◆ Direction
All the data must come back unchanged, except that pictures are left out.

◆ Material
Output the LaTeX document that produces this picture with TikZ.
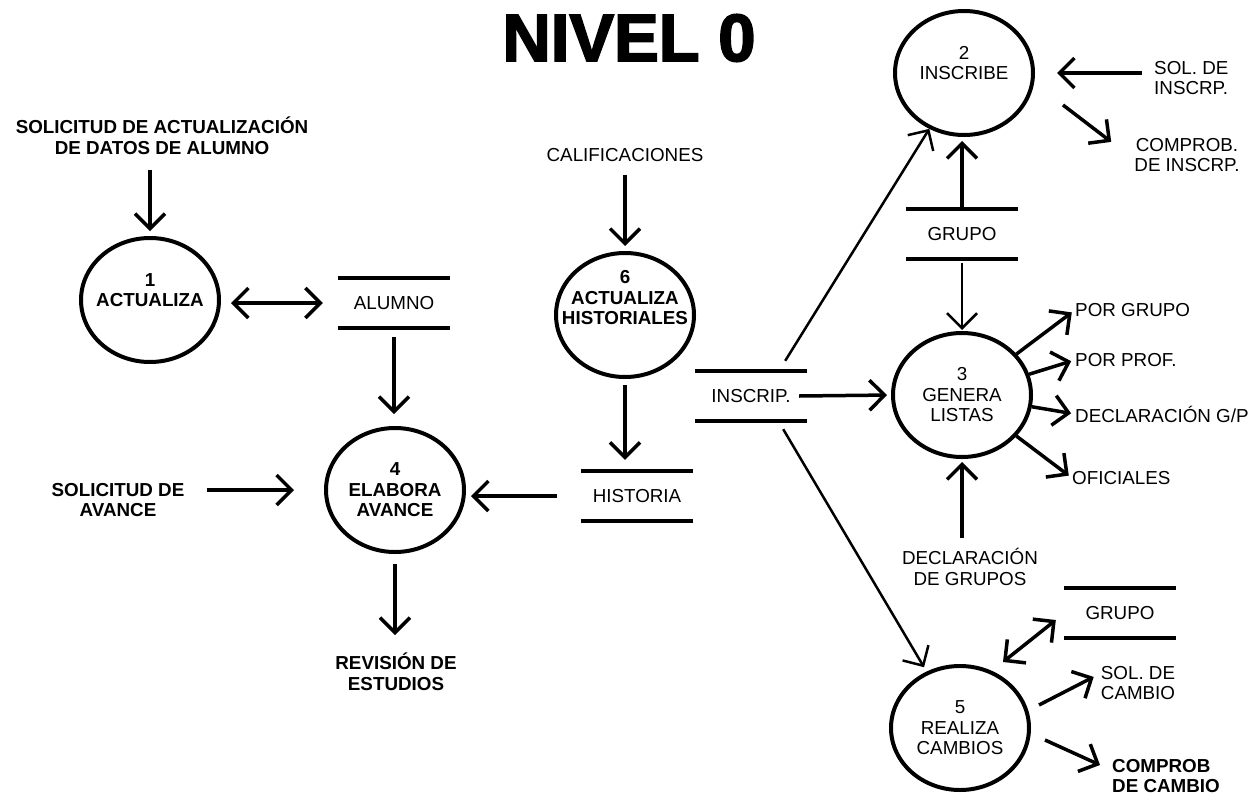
\documentclass[tikz,border=0pt]{standalone}
\usepackage{fontspec}
\setmainfont{Liberation Sans}
\newfontfamily\titfont{Liberation Sans}[FakeBold=2.5]
\usetikzlibrary{arrows.meta,shapes.geometric}
\newcommand{\lblfont}{\fontsize{18.8}{20.5}\selectfont}

\begin{document}
\begin{tikzpicture}[x=1pt, y=-1pt,
  proc/.style={draw, ellipse, line width=4pt, minimum width=138pt, minimum height=124pt, inner sep=0pt},
  ptxt/.style={align=center, font=\lblfont, inner sep=0pt},
  lbl/.style={align=center, font=\lblfont, inner sep=0pt},
  store/.style={minimum width=112pt, minimum height=50pt, inner sep=0pt, font=\lblfont,
    append after command={(\tikzlastnode.north west) edge[line width=4pt] (\tikzlastnode.north east)
      (\tikzlastnode.south west) edge[line width=4pt] (\tikzlastnode.south east)}},
  flow/.style={-{Straight Barb[length=15pt,width=30pt]}, line width=3.5pt},
  thinflow/.style={flow, line width=2.5pt},
  both/.style={{Straight Barb[length=15pt,width=30pt]}-{Straight Barb[length=15pt,width=30pt]}, line width=3.5pt}
]
\useasboundingbox (0,0) rectangle (1253,803);

\node[font=\titfont\fontsize{67}{70}\selectfont\bfseries, inner sep=0pt] (titulo) at (629,38) {NIVEL 0};

% procesos
\node[proc, label={[ptxt, font=\lblfont\bfseries, yshift=10pt]center:{1\\ACTUALIZA}}] (p1) at (150,300) {};
\node[proc, label={[ptxt, yshift=10pt]center:{2\\INSCRIBE}}] (p2) at (964,73) {};
\node[proc, label={[ptxt]center:{3\\GENERA\\LISTAS}}] (p3) at (962,395) {};
\node[proc, label={[ptxt, font=\lblfont\bfseries]center:{4\\ELABORA\\AVANCE}}] (p4) at (395,490) {};
\node[proc, label={[ptxt]center:{5\\REALIZA\\CAMBIOS}}] (p5) at (960,728) {};
\node[proc, label={[ptxt, font=\lblfont\bfseries, yshift=17pt]center:{6\\ACTUALIZA\\HISTORIALES}}] (p6) at (625,315) {};

% almacenes
\node[store] (alumno) at (394,303) {ALUMNO};
\node[store] (historia) at (637,496) {HISTORIA};
\node[store] (inscrip) at (751,396) {INSCRIP.};
\node[store] (grupoa) at (962,234) {GRUPO};
\node[store] (grupob) at (1120,613) {GRUPO};

% entradas y salidas
\node[lbl, font=\lblfont\bfseries] (solact) at (162,136) {SOLICITUD DE ACTUALIZACIÓN\\DE DATOS DE ALUMNO};
\node[lbl] (calif) at (625,155) {CALIFICACIONES};
\node[lbl, font=\lblfont\bfseries] (solav) at (118,500) {SOLICITUD DE\\AVANCE};
\node[lbl, font=\lblfont\bfseries] (revis) at (396,672) {REVISIÓN DE\\ESTUDIOS};
\node[lbl, anchor=west, align=left] (soli) at (1154,78) {SOL. DE\\INSCRP.};
\node[lbl] (cmpi) at (1187,155) {COMPROB.\\DE INSCRP.};
\node[lbl, anchor=west] (porgrupo) at (1075,310) {POR GRUPO};
\node[lbl, anchor=west] (porprof) at (1075,360) {POR PROF.};
\node[lbl, anchor=west] (declgp) at (1075,414) {DECLARACIÓN G/P};
\node[lbl, anchor=west] (ofic) at (1072,478) {OFICIALES};
\node[lbl] (declg) at (970,567) {DECLARACIÓN\\DE GRUPOS};
\node[lbl] (solc) at (1138,683) {SOL. DE\\CAMBIO};
\node[lbl, font=\lblfont\bfseries, anchor=west, align=left] (cmpc) at (1112,776) {COMPROB\\DE CAMBIO};

% flujos
\draw[flow, shorten <=15pt, shorten >=5pt] (solact.south -| p1.north) -- (p1.north);
\draw[both, shorten <=10pt, shorten >=15pt] (p1.east |- alumno.west) -- (alumno.west);
\draw[flow, shorten <=9pt, shorten >=12pt] (alumno.south) -- (alumno.south |- p4.north);
\draw[flow, shorten <=22pt, shorten >=30pt] (solav.east |- p4.west) -- (p4.west);
\draw[flow, shorten <=24pt, shorten >=5pt] (historia.west) -- (historia.west -| p4.east);
\draw[flow, shorten <=13pt, shorten >=5pt] (calif.south) -- (p6.north);
\draw[flow, shorten <=6pt, shorten >=11pt] (p6.south) -- (p6.south |- historia.north);
\draw[flow, shorten <=10pt, shorten >=18pt] (p4.south) -- (p4.south |- revis.north);

\draw[thinflow] ([xshift=-22pt,yshift=10pt]inscrip.north east) -- (p2);
\draw[flow, shorten >=4pt] ([xshift=-8pt]inscrip.east) -- (p3.west);
\draw[thinflow, shorten >=5pt] ([xshift=-24pt,yshift=-8pt]inscrip.south east) -- (p5);
\draw[flow, shorten <=12pt, shorten >=22pt] (soli.west |- p2.east) -- (p2.east);
\draw[flow] ([xshift=99pt,yshift=-32pt]p2.center) -- ([xshift=-23pt,yshift=-4pt]cmpi.north west);

\draw[flow, shorten >=4pt] (grupoa.north) -- (grupoa.north |- p2.south);
\draw[thinflow, shorten <=4pt, shorten >=1pt] (grupoa.south) -- (grupoa.south |- p3.north);
\foreach \o in {porgrupo, porprof, declgp, ofic}
  \draw[flow, shorten >=4pt] (p3) -- (\o.west);
\draw[flow, shorten <=10pt, shorten >=3pt] (declg.north -| p3.south) -- (p3.south);

\draw[both] ([xshift=-8pt,yshift=-7pt]grupob.west) -- ([xshift=43pt,yshift=66pt]p5.center);
\draw[flow] ([xshift=79pt,yshift=23pt]p5.center) -- ([xshift=-7pt,yshift=-11pt]solc.north west);
\draw[flow] ([xshift=85pt,yshift=-12pt]p5.center) -- ([xshift=-12pt,yshift=11pt]cmpc.west);
\end{tikzpicture}
\end{document}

◆ Task answer
Output the LaTeX document that produces this picture with TikZ.
\documentclass[tikz,border=0pt]{standalone}
\usepackage{fontspec}
\setmainfont{Liberation Sans}
\newfontfamily\titfont{Liberation Sans}[FakeBold=2.5]
\usetikzlibrary{arrows.meta,shapes.geometric}
\newcommand{\lblfont}{\fontsize{18.8}{20.5}\selectfont}

\begin{document}
\begin{tikzpicture}[x=1pt, y=-1pt,
  proc/.style={draw, ellipse, line width=4pt, minimum width=138pt, minimum height=124pt, inner sep=0pt},
  ptxt/.style={align=center, font=\lblfont, inner sep=0pt},
  lbl/.style={align=center, font=\lblfont, inner sep=0pt},
  store/.style={minimum width=112pt, minimum height=50pt, inner sep=0pt, font=\lblfont,
    append after command={(\tikzlastnode.north west) edge[line width=4pt] (\tikzlastnode.north east)
      (\tikzlastnode.south west) edge[line width=4pt] (\tikzlastnode.south east)}},
  flow/.style={-{Straight Barb[length=15pt,width=30pt]}, line width=3.5pt},
  thinflow/.style={flow, line width=2.5pt},
  both/.style={{Straight Barb[length=15pt,width=30pt]}-{Straight Barb[length=15pt,width=30pt]}, line width=3.5pt}
]
\useasboundingbox (0,0) rectangle (1253,803);

\node[font=\titfont\fontsize{67}{70}\selectfont\bfseries, inner sep=0pt] (titulo) at (629,38) {NIVEL 0};

% procesos
\node[proc, label={[ptxt, font=\lblfont\bfseries, yshift=10pt]center:{1\\ACTUALIZA}}] (p1) at (150,300) {};
\node[proc, label={[ptxt, yshift=10pt]center:{2\\INSCRIBE}}] (p2) at (964,73) {};
\node[proc, label={[ptxt]center:{3\\GENERA\\LISTAS}}] (p3) at (962,395) {};
\node[proc, label={[ptxt, font=\lblfont\bfseries]center:{4\\ELABORA\\AVANCE}}] (p4) at (395,490) {};
\node[proc, label={[ptxt]center:{5\\REALIZA\\CAMBIOS}}] (p5) at (960,728) {};
\node[proc, label={[ptxt, font=\lblfont\bfseries, yshift=17pt]center:{6\\ACTUALIZA\\HISTORIALES}}] (p6) at (625,315) {};

% almacenes
\node[store] (alumno) at (394,303) {ALUMNO};
\node[store] (historia) at (637,496) {HISTORIA};
\node[store] (inscrip) at (751,396) {INSCRIP.};
\node[store] (grupoa) at (962,234) {GRUPO};
\node[store] (grupob) at (1120,613) {GRUPO};

% entradas y salidas
\node[lbl, font=\lblfont\bfseries] (solact) at (162,136) {SOLICITUD DE ACTUALIZACIÓN\\DE DATOS DE ALUMNO};
\node[lbl] (calif) at (625,155) {CALIFICACIONES};
\node[lbl, font=\lblfont\bfseries] (solav) at (118,500) {SOLICITUD DE\\AVANCE};
\node[lbl, font=\lblfont\bfseries] (revis) at (396,672) {REVISIÓN DE\\ESTUDIOS};
\node[lbl, anchor=west, align=left] (soli) at (1154,78) {SOL. DE\\INSCRP.};
\node[lbl] (cmpi) at (1187,155) {COMPROB.\\DE INSCRP.};
\node[lbl, anchor=west] (porgrupo) at (1075,310) {POR GRUPO};
\node[lbl, anchor=west] (porprof) at (1075,360) {POR PROF.};
\node[lbl, anchor=west] (declgp) at (1075,414) {DECLARACIÓN G/P};
\node[lbl, anchor=west] (ofic) at (1072,478) {OFICIALES};
\node[lbl] (declg) at (970,567) {DECLARACIÓN\\DE GRUPOS};
\node[lbl] (solc) at (1138,683) {SOL. DE\\CAMBIO};
\node[lbl, font=\lblfont\bfseries, anchor=west, align=left] (cmpc) at (1112,776) {COMPROB\\DE CAMBIO};

% flujos
\draw[flow, shorten <=15pt, shorten >=5pt] (solact.south -| p1.north) -- (p1.north);
\draw[both, shorten <=10pt, shorten >=15pt] (p1.east |- alumno.west) -- (alumno.west);
\draw[flow, shorten <=9pt, shorten >=12pt] (alumno.south) -- (alumno.south |- p4.north);
\draw[flow, shorten <=22pt, shorten >=30pt] (solav.east |- p4.west) -- (p4.west);
\draw[flow, shorten <=24pt, shorten >=5pt] (historia.west) -- (historia.west -| p4.east);
\draw[flow, shorten <=13pt, shorten >=5pt] (calif.south) -- (p6.north);
\draw[flow, shorten <=6pt, shorten >=11pt] (p6.south) -- (p6.south |- historia.north);
\draw[flow, shorten <=10pt, shorten >=18pt] (p4.south) -- (p4.south |- revis.north);

\draw[thinflow] ([xshift=-22pt,yshift=10pt]inscrip.north east) -- (p2);
\draw[flow, shorten >=4pt] ([xshift=-8pt]inscrip.east) -- (p3.west);
\draw[thinflow, shorten >=5pt] ([xshift=-24pt,yshift=-8pt]inscrip.south east) -- (p5);
\draw[flow, shorten <=12pt, shorten >=22pt] (soli.west |- p2.east) -- (p2.east);
\draw[flow] ([xshift=99pt,yshift=-32pt]p2.center) -- ([xshift=-23pt,yshift=-4pt]cmpi.north west);

\draw[flow, shorten >=4pt] (grupoa.north) -- (grupoa.north |- p2.south);
\draw[thinflow, shorten <=4pt, shorten >=1pt] (grupoa.south) -- (grupoa.south |- p3.north);
\foreach \o in {porgrupo, porprof, declgp, ofic}
  \draw[flow, shorten >=4pt] (p3) -- (\o.west);
\draw[flow, shorten <=10pt, shorten >=3pt] (declg.north -| p3.south) -- (p3.south);

\draw[both] ([xshift=-8pt,yshift=-7pt]grupob.west) -- ([xshift=43pt,yshift=66pt]p5.center);
\draw[flow] ([xshift=79pt,yshift=23pt]p5.center) -- ([xshift=-7pt,yshift=-11pt]solc.north west);
\draw[flow] ([xshift=85pt,yshift=-12pt]p5.center) -- ([xshift=-12pt,yshift=11pt]cmpc.west);
\end{tikzpicture}
\end{document}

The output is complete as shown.